── The input

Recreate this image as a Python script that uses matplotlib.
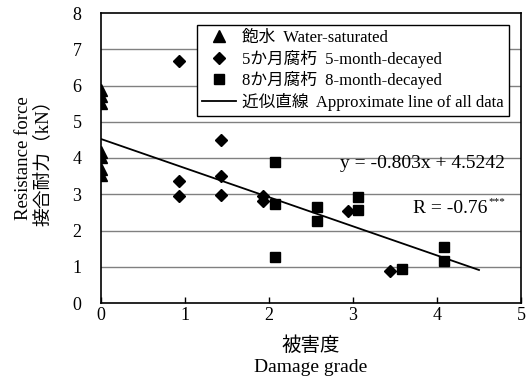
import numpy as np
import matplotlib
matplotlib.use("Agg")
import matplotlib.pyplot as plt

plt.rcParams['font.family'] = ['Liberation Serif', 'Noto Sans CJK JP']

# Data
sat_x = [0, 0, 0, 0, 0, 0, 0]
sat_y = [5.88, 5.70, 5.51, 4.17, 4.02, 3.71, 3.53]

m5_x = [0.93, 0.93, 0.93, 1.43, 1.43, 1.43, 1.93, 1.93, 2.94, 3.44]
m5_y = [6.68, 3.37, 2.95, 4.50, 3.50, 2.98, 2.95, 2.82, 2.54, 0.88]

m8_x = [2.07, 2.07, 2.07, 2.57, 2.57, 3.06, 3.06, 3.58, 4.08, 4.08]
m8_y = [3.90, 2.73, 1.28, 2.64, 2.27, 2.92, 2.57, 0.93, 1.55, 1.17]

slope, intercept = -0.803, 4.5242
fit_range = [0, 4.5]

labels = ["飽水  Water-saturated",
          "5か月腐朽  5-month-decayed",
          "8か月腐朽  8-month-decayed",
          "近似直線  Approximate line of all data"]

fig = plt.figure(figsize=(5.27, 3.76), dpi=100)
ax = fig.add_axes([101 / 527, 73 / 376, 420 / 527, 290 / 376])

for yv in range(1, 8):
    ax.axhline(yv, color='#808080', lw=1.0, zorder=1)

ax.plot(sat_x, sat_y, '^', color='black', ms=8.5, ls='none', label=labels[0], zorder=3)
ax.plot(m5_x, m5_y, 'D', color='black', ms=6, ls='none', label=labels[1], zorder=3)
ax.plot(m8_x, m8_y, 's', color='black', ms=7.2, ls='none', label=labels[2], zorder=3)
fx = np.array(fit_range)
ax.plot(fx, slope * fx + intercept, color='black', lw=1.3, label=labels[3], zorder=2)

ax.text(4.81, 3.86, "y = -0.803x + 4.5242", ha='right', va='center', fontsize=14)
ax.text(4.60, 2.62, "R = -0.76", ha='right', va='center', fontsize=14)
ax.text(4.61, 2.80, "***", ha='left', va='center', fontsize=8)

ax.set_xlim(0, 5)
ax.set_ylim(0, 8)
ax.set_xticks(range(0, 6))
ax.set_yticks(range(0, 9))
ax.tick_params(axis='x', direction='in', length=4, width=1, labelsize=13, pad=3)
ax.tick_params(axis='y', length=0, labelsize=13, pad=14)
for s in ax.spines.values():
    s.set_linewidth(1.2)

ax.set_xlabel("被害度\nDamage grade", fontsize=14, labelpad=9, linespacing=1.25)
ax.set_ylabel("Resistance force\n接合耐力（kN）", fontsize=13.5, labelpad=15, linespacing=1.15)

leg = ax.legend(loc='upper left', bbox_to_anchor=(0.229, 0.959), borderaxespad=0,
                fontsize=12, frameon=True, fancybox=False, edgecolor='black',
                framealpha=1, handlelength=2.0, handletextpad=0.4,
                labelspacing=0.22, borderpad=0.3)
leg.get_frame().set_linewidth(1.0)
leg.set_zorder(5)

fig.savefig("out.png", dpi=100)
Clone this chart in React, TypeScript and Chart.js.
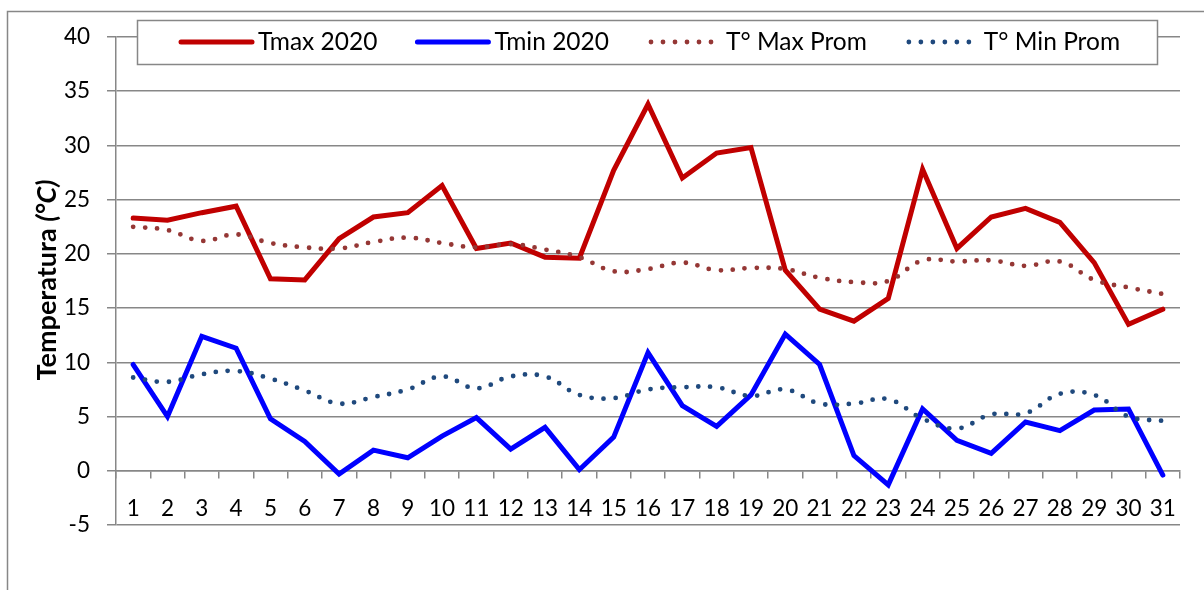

────

Exercise goal | Output every entry word for word, but omit the pictures.

Answer |
Recreate this image as a Python script that uses matplotlib.
import numpy as np
import matplotlib
matplotlib.use("Agg")
import matplotlib.pyplot as plt

plt.rcParams['font.family'] = ['Liberation Serif', 'Noto Sans CJK JP']

# Data
sat_x = [0, 0, 0, 0, 0, 0, 0]
sat_y = [5.88, 5.70, 5.51, 4.17, 4.02, 3.71, 3.53]

m5_x = [0.93, 0.93, 0.93, 1.43, 1.43, 1.43, 1.93, 1.93, 2.94, 3.44]
m5_y = [6.68, 3.37, 2.95, 4.50, 3.50, 2.98, 2.95, 2.82, 2.54, 0.88]

m8_x = [2.07, 2.07, 2.07, 2.57, 2.57, 3.06, 3.06, 3.58, 4.08, 4.08]
m8_y = [3.90, 2.73, 1.28, 2.64, 2.27, 2.92, 2.57, 0.93, 1.55, 1.17]

slope, intercept = -0.803, 4.5242
fit_range = [0, 4.5]

labels = ["飽水  Water-saturated",
          "5か月腐朽  5-month-decayed",
          "8か月腐朽  8-month-decayed",
          "近似直線  Approximate line of all data"]

fig = plt.figure(figsize=(5.27, 3.76), dpi=100)
ax = fig.add_axes([101 / 527, 73 / 376, 420 / 527, 290 / 376])

for yv in range(1, 8):
    ax.axhline(yv, color='#808080', lw=1.0, zorder=1)

ax.plot(sat_x, sat_y, '^', color='black', ms=8.5, ls='none', label=labels[0], zorder=3)
ax.plot(m5_x, m5_y, 'D', color='black', ms=6, ls='none', label=labels[1], zorder=3)
ax.plot(m8_x, m8_y, 's', color='black', ms=7.2, ls='none', label=labels[2], zorder=3)
fx = np.array(fit_range)
ax.plot(fx, slope * fx + intercept, color='black', lw=1.3, label=labels[3], zorder=2)

ax.text(4.81, 3.86, "y = -0.803x + 4.5242", ha='right', va='center', fontsize=14)
ax.text(4.60, 2.62, "R = -0.76", ha='right', va='center', fontsize=14)
ax.text(4.61, 2.80, "***", ha='left', va='center', fontsize=8)

ax.set_xlim(0, 5)
ax.set_ylim(0, 8)
ax.set_xticks(range(0, 6))
ax.set_yticks(range(0, 9))
ax.tick_params(axis='x', direction='in', length=4, width=1, labelsize=13, pad=3)
ax.tick_params(axis='y', length=0, labelsize=13, pad=14)
for s in ax.spines.values():
    s.set_linewidth(1.2)

ax.set_xlabel("被害度\nDamage grade", fontsize=14, labelpad=9, linespacing=1.25)
ax.set_ylabel("Resistance force\n接合耐力（kN）", fontsize=13.5, labelpad=15, linespacing=1.15)

leg = ax.legend(loc='upper left', bbox_to_anchor=(0.229, 0.959), borderaxespad=0,
                fontsize=12, frameon=True, fancybox=False, edgecolor='black',
                framealpha=1, handlelength=2.0, handletextpad=0.4,
                labelspacing=0.22, borderpad=0.3)
leg.get_frame().set_linewidth(1.0)
leg.set_zorder(5)

fig.savefig("out.png", dpi=100)
Clone this chart in React, TypeScript and Chart.js.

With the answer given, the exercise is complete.